Yes, indeed that’s what I thought too, that the construction of the tensor has to happen in the forward pass. However, what I don’t understand yet is where exactly the . grad_fn gets “lost”. You mentioned calling zero_grad() resets the logit_parameter.grad_fn but having a look at the documentation only mentions that zero_grad() sets the gradients to zero and does not touch the .grad_fn. I guess it’s happening somewhere else?

Yeah, I’m wrong again, it is not reset. And your approach seems valid then, seems like some zero gradient values are mathematically correct there, try with this:

npa=list(model.named_parameters())
for k,v in npa:
	if v.grad.mean() != 0: print(k)

So, within the leanring loop I did something like this:

count=0
for k,v in model.named_parameters():
    if not torch.isclose(v.grad.mean(),torch.tensor(0.0, device=device)):
        count +=1
print(count)

count=0
for k,v in model.named_parameters():
    if v.grad.mean() != 0:
        count +=1
print(count)

Turns out none of the means are zero but all of them are super close to zero.

At this stage, I somehow got the feeling that I am forgetting about something silly that is happening under the hood. I mean there has to be a reason why constructing tensors in the forward function makes it work and doing the same externally or in the init results in near zero gradients.
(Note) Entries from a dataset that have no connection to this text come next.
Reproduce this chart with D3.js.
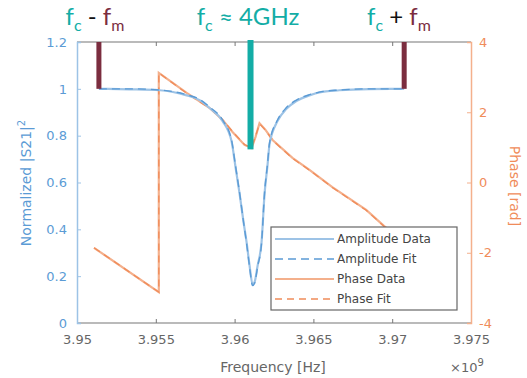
<!DOCTYPE html>
<html>
<head>
<meta charset="utf-8">
<script src="https://cdn.jsdelivr.net/npm/d3@7"></script>
<style>
  html, body { margin: 0; padding: 0; background: #fff; }
  svg { display: block; }
</style>
</head>
<body>
<svg id="chart" width="527" height="378"></svg>
<script>
// ---------- data (frequency in GHz, shown with ×10^9 multiplier) ----------
const ampFreq = [3.95139, 3.95335, 3.95525, 3.95696, 3.95778, 3.95842, 3.95924, 3.95981, 3.96006, 3.96032,
                 3.96057, 3.96076, 3.96095, 3.96114, 3.96127, 3.96146, 3.96171, 3.96190, 3.96209, 3.96222,
                 3.96272, 3.96329, 3.96392, 3.96475, 3.96538, 3.96665, 3.96854, 3.97076];
const ampFit  = [1.0, 1.0, 0.995, 0.975, 0.955, 0.922, 0.867, 0.78, 0.67, 0.555,
                 0.43, 0.34, 0.24, 0.16, 0.17, 0.24, 0.34, 0.555, 0.68, 0.77,
                 0.867, 0.92, 0.952, 0.975, 0.986, 0.995, 1.0, 1.0];
const ampData = [1.0, 0.998, 0.994, 0.972, 0.952, 0.918, 0.862, 0.775, 0.665, 0.55,
                 0.43, 0.345, 0.245, 0.165, 0.175, 0.245, 0.345, 0.55, 0.675, 0.765,
                 0.862, 0.915, 0.948, 0.972, 0.985, 0.994, 0.999, 1.0];

const phaseFreq = [3.95108, 3.95519, 3.95519, 3.95696, 3.95842, 3.95924, 3.95987, 3.96063, 3.96108, 3.96133,
                   3.96158, 3.96196, 3.96241, 3.96367, 3.96475, 3.96620, 3.96835, 3.96949, 3.97076];
const phaseData = [-1.86, -3.12, 3.12, 2.55, 2.12, 1.78, 1.44, 1.07, 0.98, 1.30,
                   1.69, 1.50, 1.21, 0.70, 0.36, -0.13, -0.78, -1.24, -1.68];
const phaseFit  = [-1.86, -3.12, 3.12, 2.54, 2.11, 1.79, 1.45, 1.08, 0.99, 1.32,
                   1.67, 1.49, 1.20, 0.69, 0.35, -0.14, -0.79, -1.25, -1.69];

const xTicks = [3.95, 3.955, 3.96, 3.965, 3.97, 3.975];
const xTickLabels = ["3.95", "3.955", "3.96", "3.965", "3.97", "3.975"];
const yLeftTicks = [0, 0.2, 0.4, 0.6, 0.8, 1, 1.2];
const yLeftLabels = ["0", "0.2", "0.4", "0.6", "0.8", "1", "1.2"];
const yRightTicks = [-4, -2, 0, 2, 4];
const yRightLabels = ["-4", "-2", "0", "2", "4"];
const legendLabels = ["Amplitude Data", "Amplitude Fit", "Phase Data", "Phase Fit"];

// annotation frequencies (carrier and sidebands)
const fMinus = 3.95139, fCenter = 3.96101, fPlus = 3.97076;

// ---------- layout ----------
const svg = d3.select("#chart");
const L = 77, R = 471, T = 42, B = 323;
const blue = "#5B9BD5", blueLight = "#9DC3E6", orange = "#F08C5A", orangeLight = "#F4B08C";
const grey = "#666", darkRed = "#7B2D3F", teal = "#13ADA6";

const x = d3.scaleLinear().domain([3.95, 3.975]).range([L, R]);
const yL = d3.scaleLinear().domain([0, 1.2]).range([B, T]);
const yR = d3.scaleLinear().domain([-4, 4]).range([B, T]);

const tickFont = "DejaVu Sans, Verdana, sans-serif";

// box top and bottom
svg.append("line").attr("x1", L).attr("x2", R).attr("y1", T).attr("y2", T).attr("stroke", "#777").attr("stroke-width", 1.2);
svg.append("line").attr("x1", L).attr("x2", R).attr("y1", B).attr("y2", B).attr("stroke", "#777").attr("stroke-width", 1.2);

// bottom axis (ticks inward)
const xAxis = d3.axisBottom(x).tickValues(xTicks).tickSize(-4).tickFormat((d, i) => xTickLabels[i]).tickPadding(12);
const gx = svg.append("g").attr("transform", `translate(0,${B})`).call(xAxis);
gx.select(".domain").remove();
gx.selectAll(".tick line").attr("stroke", "#777");
gx.selectAll(".tick text").attr("fill", grey).attr("font-family", tickFont).attr("font-size", 13);

// top ticks
const xTop = d3.axisTop(x).tickValues(xTicks).tickSize(-4).tickFormat("");
const gxt = svg.append("g").attr("transform", `translate(0,${T})`).call(xTop);
gxt.select(".domain").remove();
gxt.selectAll(".tick line").attr("stroke", "#777");

// left axis
const yAxisL = d3.axisLeft(yL).tickValues(yLeftTicks).tickSize(-4).tickFormat((d, i) => yLeftLabels[i]).tickPadding(10);
const gyl = svg.append("g").attr("transform", `translate(${L},0)`).call(yAxisL);
gyl.select(".domain").attr("stroke", blueLight).attr("stroke-width", 1.5);
gyl.selectAll(".tick line").attr("stroke", blueLight);
gyl.selectAll(".tick text").attr("fill", blue).attr("font-family", tickFont).attr("font-size", 13);

// right axis
const yAxisR = d3.axisRight(yR).tickValues(yRightTicks).tickSize(-4).tickFormat((d, i) => yRightLabels[i]).tickPadding(8);
const gyr = svg.append("g").attr("transform", `translate(${R},0)`).call(yAxisR);
gyr.select(".domain").attr("stroke", orangeLight).attr("stroke-width", 1.5);
gyr.selectAll(".tick line").attr("stroke", orangeLight);
gyr.selectAll(".tick text").attr("fill", orange).attr("font-family", tickFont).attr("font-size", 13);

// axis titles
svg.append("text").attr("x", 273).attr("y", 372).attr("text-anchor", "middle")
  .attr("font-family", tickFont).attr("font-size", 14).attr("fill", grey).text("Frequency [Hz]");
const mult = svg.append("text").attr("x", 450).attr("y", 372).attr("font-family", tickFont).attr("font-size", 13).attr("fill", grey);
mult.append("tspan").text("×10");
mult.append("tspan").attr("dy", -6).attr("font-size", 10).text("9");

const ylab = svg.append("text").attr("transform", "translate(31,183) rotate(-90)").attr("text-anchor", "middle")
  .attr("font-family", tickFont).attr("font-size", 14).attr("fill", blue);
ylab.append("tspan").text("Normalized |S21|");
ylab.append("tspan").attr("dy", -6).attr("font-size", 10).text("2");

svg.append("text").attr("transform", "translate(510,186) rotate(90)").attr("text-anchor", "middle")
  .attr("font-family", tickFont).attr("font-size", 14).attr("fill", orange).text("Phase [rad]");

// ---------- curves ----------
const ampPts = (vals) => ampFreq.map((f, i) => [f, vals[i]]);
const phPts = (vals) => phaseFreq.map((f, i) => [f, vals[i]]);
const lineAmp = d3.line().x(d => x(d[0])).y(d => yL(d[1])).curve(d3.curveMonotoneX);
const linePh = d3.line().x(d => x(d[0])).y(d => yR(d[1]));

svg.append("path").attr("d", linePh(phPts(phaseData))).attr("fill", "none").attr("stroke", orangeLight).attr("stroke-width", 2.2);
svg.append("path").attr("d", linePh(phPts(phaseFit))).attr("fill", "none").attr("stroke", orange).attr("stroke-width", 1.3).attr("stroke-dasharray", "7,5");
svg.append("path").attr("d", lineAmp(ampPts(ampData))).attr("fill", "none").attr("stroke", blueLight).attr("stroke-width", 2.2);
svg.append("path").attr("d", lineAmp(ampPts(ampFit))).attr("fill", "none").attr("stroke", blue).attr("stroke-width", 1.4).attr("stroke-dasharray", "8,5");

// ---------- legend ----------
const lg = svg.append("g");
lg.append("rect").attr("x", 271).attr("y", 227).attr("width", 186).attr("height", 83)
  .attr("fill", "#fff").attr("stroke", "#666").attr("stroke-width", 1.2);
const lstyles = [
  { c: blueLight, w: 2.2, d: null },
  { c: blue, w: 1.4, d: "8,5" },
  { c: orangeLight, w: 2.2, d: null },
  { c: orange, w: 1.3, d: "7,5" }
];
legendLabels.forEach((lab, i) => {
  const yy = 239 + i * 20;
  lg.append("line").attr("x1", 275).attr("x2", 334).attr("y1", yy).attr("y2", yy)
    .attr("stroke", lstyles[i].c).attr("stroke-width", lstyles[i].w).attr("stroke-dasharray", lstyles[i].d);
  lg.append("text").attr("x", 337).attr("y", yy + 4).attr("font-family", tickFont).attr("font-size", 12)
    .attr("fill", "#444").text(lab);
});

// ---------- annotations ----------
svg.append("rect").attr("x", x(fMinus) - 2.5).attr("y", T).attr("width", 5).attr("height", yL(1) - T).attr("fill", darkRed);
svg.append("rect").attr("x", x(fPlus) - 2.5).attr("y", T).attr("width", 5).attr("height", yL(1) - T).attr("fill", darkRed);
svg.append("rect").attr("x", x(fCenter) - 3).attr("y", T - 2).attr("width", 6).attr("height", yR(1.0) - T + 4).attr("fill", teal);

const annFont = "Lato, 'Open Sans', sans-serif";
function ann(cx, parts) {
  const t = svg.append("text").attr("x", cx).attr("y", 25).attr("text-anchor", "middle")
    .attr("font-family", annFont).attr("font-size", 24);
  parts.forEach(p => {
    const s = t.append("tspan").attr("fill", p.c).text(p.t);
    if (p.sub) s.attr("font-size", 16).attr("dy", 6);
    if (p.up) s.attr("dy", -6);
  });
}
ann(95, [{ t: "f", c: teal }, { t: "c", c: teal, sub: true }, { t: " - ", c: "#111", up: true }, { t: "f", c: darkRed }, { t: "m", c: darkRed, sub: true }]);
ann(248, [{ t: "f", c: teal }, { t: "c", c: teal, sub: true }, { t: " ≈ 4GHz", c: teal, up: true }]);
ann(399, [{ t: "f", c: teal }, { t: "c", c: teal, sub: true }, { t: " + ", c: "#111", up: true }, { t: "f", c: darkRed }, { t: "m", c: darkRed, sub: true }]);
</script>
</body>
</html>
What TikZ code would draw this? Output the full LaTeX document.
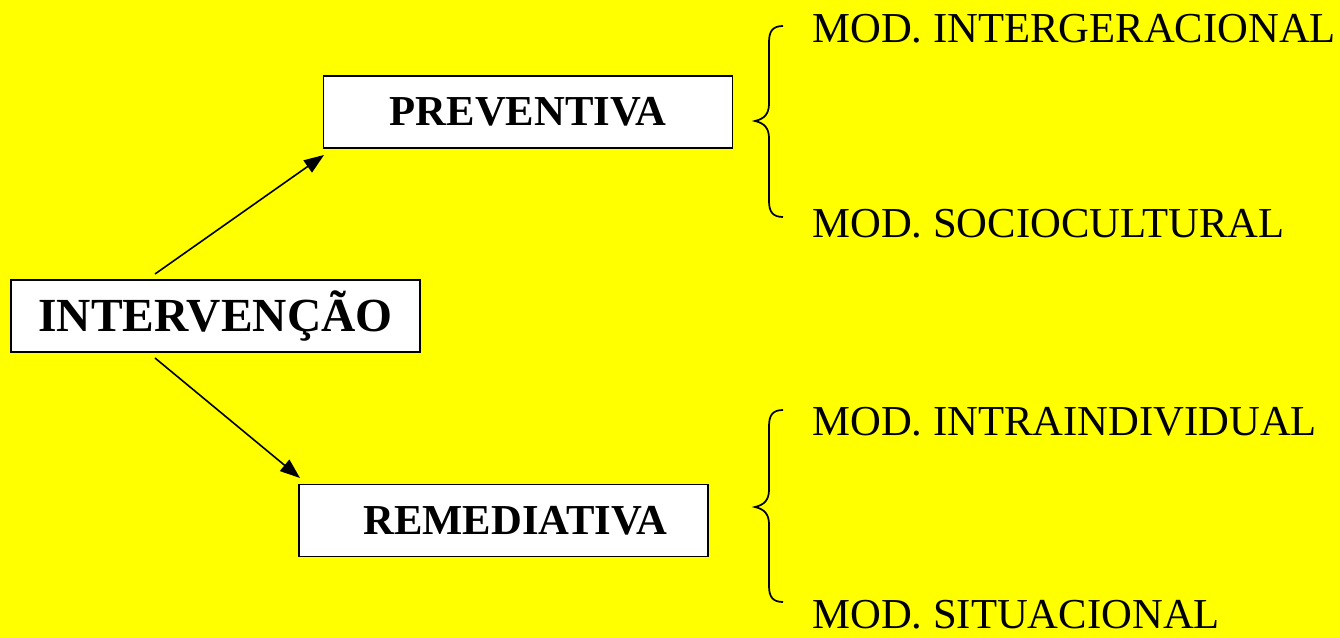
\documentclass[tikz,border=0pt]{standalone}
\usepackage{fontspec}
\setmainfont{Liberation Serif}
\usetikzlibrary{arrows.meta}
\definecolor{bgyellow}{RGB}{255,255,0}
\tikzset{
  boxnode/.style={draw=black, line width=1.4pt, fill=white, minimum width=306.75pt, minimum height=54pt, inner sep=0pt, font=\fontsize{32}{36}\selectfont\bfseries},
  modtext/.style={anchor=base west, inner sep=0pt, font=\fontsize{32}{36}\selectfont},
  arrowline/.style={line width=1.2pt, -{Triangle[length=15pt,width=11pt]}},
  bracepath/.style={line width=1.3pt}
}
\begin{document}
\begin{tikzpicture}[x=0.75pt, y=-0.75pt]
\fill[bgyellow] (0,0) rectangle (1340,638);
\useasboundingbox (0,0) rectangle (1340,638);

\node[boxnode, font=\fontsize{35.6}{40}\selectfont\bfseries] (int) at (215.5,316) {INTERVENÇÃO};
\node[boxnode] (prev) at (528,112) {PREVENTIVA};
\node[boxnode] (rem) at (503.5,520.5) {\kern18pt REMEDIATIVA};

\coordinate (upstart) at (155,274);
\coordinate (upend) at (324,155);
\coordinate (downstart) at (155,358);
\coordinate (downend) at (300,478);
\draw[arrowline] (upstart) -- (upend);
\draw[arrowline] (downstart) -- (downend);

\node[modtext] (m1) at (812,43) {MOD. INTERGERACIONAL};
\node[modtext] (m2) at (812,238) {MOD. SOCIOCULTURAL};
\node[modtext] (m3) at (812,435) {MOD. INTRAINDIVIDUAL};
\node[modtext] (m4) at (812,628) {MOD. SITUACIONAL};

\draw[bracepath] (783,26) .. controls (773,26) and (769,31) .. (769,42)
  -- (769,104) .. controls (769,114) and (764,119) .. (755,121)
  .. controls (764,123) and (769,128) .. (769,138)
  -- (769,201) .. controls (769,212) and (773,217) .. (783,217);
\draw[bracepath] (783,410) .. controls (773,410) and (769,415) .. (769,426)
  -- (769,490) .. controls (769,500) and (764,505) .. (755,507)
  .. controls (764,509) and (769,514) .. (769,524)
  -- (769,586) .. controls (769,597) and (773,602) .. (783,602);
\end{tikzpicture}
\end{document}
despite such a mean, values are dispersed fine (except for always black pixels). some statistical property gives this effect (CLT I guess)

ah damn it, I was completely stuck in the TensorFlow mindset and thinking in terms of computation graphs that are being passed around. Basically, what happens if one passes the pre-constucted tensor to a pytorch module, this tensor is never re-evaluated with the updated parameter. Obviously, in pytorch one has to re-construct the parameter tensor in every forward pass, with the updated inputs, otherwise you will always have the same one. Kind of obvious, now.

Anyways, thanks for the help @googlebot !

oh and what does CLT mean?

lol, right, I initially had the impression that this wont work, but skipped the obvious reason - logit_parameter not being re-evaluated. And I was refering to Central Limit Theorem.